Skip all pictures. Write out the data below from its first line through the line that contains "import * as".

*Supplied material*
▶
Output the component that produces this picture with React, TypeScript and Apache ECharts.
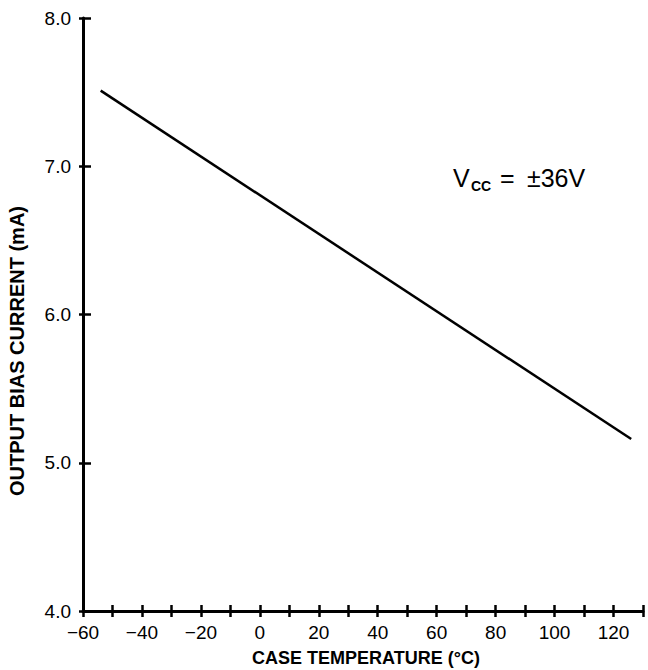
import React, { useEffect, useRef } from "react";
import * as echarts from "echarts";

const temperatures = [-54, 126];
const biasCurrent = [7.51, 5.16];
const xLabelValues = [-60, -40, -20, 0, 20, 40, 60, 80, 100, 120];
const yLabelValues = [4, 5, 6, 7, 8];
const xTitle = "CASE TEMPERATURE (°C)";
const yTitle = "OUTPUT BIAS CURRENT (mA)";

const FONT = "'Liberation Sans', Arial, Helvetica, sans-serif";

export default function App() {
  const ref = useRef<HTMLDivElement>(null);
  useEffect(() => {
    if (!ref.current) return;
    const chart = echarts.init(ref.current, undefined, { renderer: "svg" });
    const axisBase = {
      type: "value" as const,
      splitLine: { show: false },
    };
    const xCommon = {
      ...axisBase,
      min: -60,
      max: 130,
      interval: 10,
      position: "bottom" as const,
      offset: 0,
    };
    const yCommon = {
      ...axisBase,
      min: 4,
      max: 8,
      interval: 1,
      position: "left" as const,
      offset: 0,
    };
    chart.setOption({
      animation: false,
      backgroundColor: "#ffffff",
      grid: { left: 83, right: 5, top: 18, bottom: 59, containLabel: false },
      xAxis: [
        {
          ...xCommon,
          axisLine: { show: true, onZero: false, lineStyle: { color: "#000", width: 3 } },
          axisTick: { show: true, inside: false, length: 6, lineStyle: { color: "#000", width: 2.5 } },
          axisLabel: {
            show: true,
            margin: 12,
            color: "#000",
            fontFamily: FONT,
            fontSize: 19,
            formatter: (v: number) =>
              xLabelValues.includes(v) ? (v < 0 ? "\u2212" + Math.abs(v) : String(v)) : "",
          },
        },
        {
          ...xCommon,
          axisLine: { show: false, onZero: false },
          axisTick: { show: true, inside: true, length: 6, lineStyle: { color: "#000", width: 2.5 } },
          axisLabel: { show: false },
        },
      ],
      yAxis: [
        {
          ...yCommon,
          axisLine: { show: true, onZero: false, lineStyle: { color: "#000", width: 3 } },
          axisTick: { show: true, inside: false, length: 4, lineStyle: { color: "#000", width: 2.5 } },
          axisLabel: {
            show: true,
            margin: 12,
            color: "#000",
            fontFamily: FONT,
            fontSize: 19,
            formatter: (v: number) => (yLabelValues.includes(v) ? v.toFixed(1) : ""),
          },
        },
        {
          ...yCommon,
          axisLine: { show: false, onZero: false },
          axisTick: { show: true, inside: true, length: 8, lineStyle: { color: "#000", width: 2.5 } },
          axisLabel: { show: false },
        },
      ],
      series: [
        {
          type: "line",
          xAxisIndex: 0,
          yAxisIndex: 0,
          data: temperatures.map((t, i) => [t, biasCurrent[i]]),
          showSymbol: false,
          lineStyle: { color: "#000", width: 2.5 },
        },
      ],
      graphic: [
        {
          type: "text",
          x: 366,
          y: 658,
          style: {
            text: xTitle,
            fill: "#000",
            font: `bold 18px ${FONT}`,
            align: "center",
            verticalAlign: "middle",
          },
        },
        {
          type: "text",
          x: 17,
          y: 351,
          rotation: Math.PI / 2,
          style: {
            text: yTitle,
            fill: "#000",
            font: `bold 20px ${FONT}`,
            align: "center",
            verticalAlign: "middle",
          },
        },
        {
          type: "text",
          x: 453,
          y: 178,
          style: { text: "V", fill: "#000", font: `25px ${FONT}`, align: "left", verticalAlign: "middle" },
        },
        {
          type: "text",
          x: 471,
          y: 186,
          style: { text: "CC", fill: "#000", font: `bold 14px ${FONT}`, align: "left", verticalAlign: "middle" },
        },
        {
          type: "text",
          x: 500,
          y: 178,
          style: { text: "=", fill: "#000", font: `25px ${FONT}`, align: "left", verticalAlign: "middle" },
        },
        {
          type: "text",
          x: 527,
          y: 178,
          style: { text: "\u00b136V", fill: "#000", font: `25px ${FONT}`, align: "left", verticalAlign: "middle" },
        },
      ],
    });
    return () => chart.dispose();
  }, []);
  return (
    <div
      ref={ref}
      style={{ position: "fixed", left: 0, top: 0, width: 648, height: 670 }}
    />
  );
}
◀
*Full output*
Output the component that produces this picture with React, TypeScript and Apache ECharts.
import React, { useEffect, useRef } from "react";
import * as echarts from "echarts";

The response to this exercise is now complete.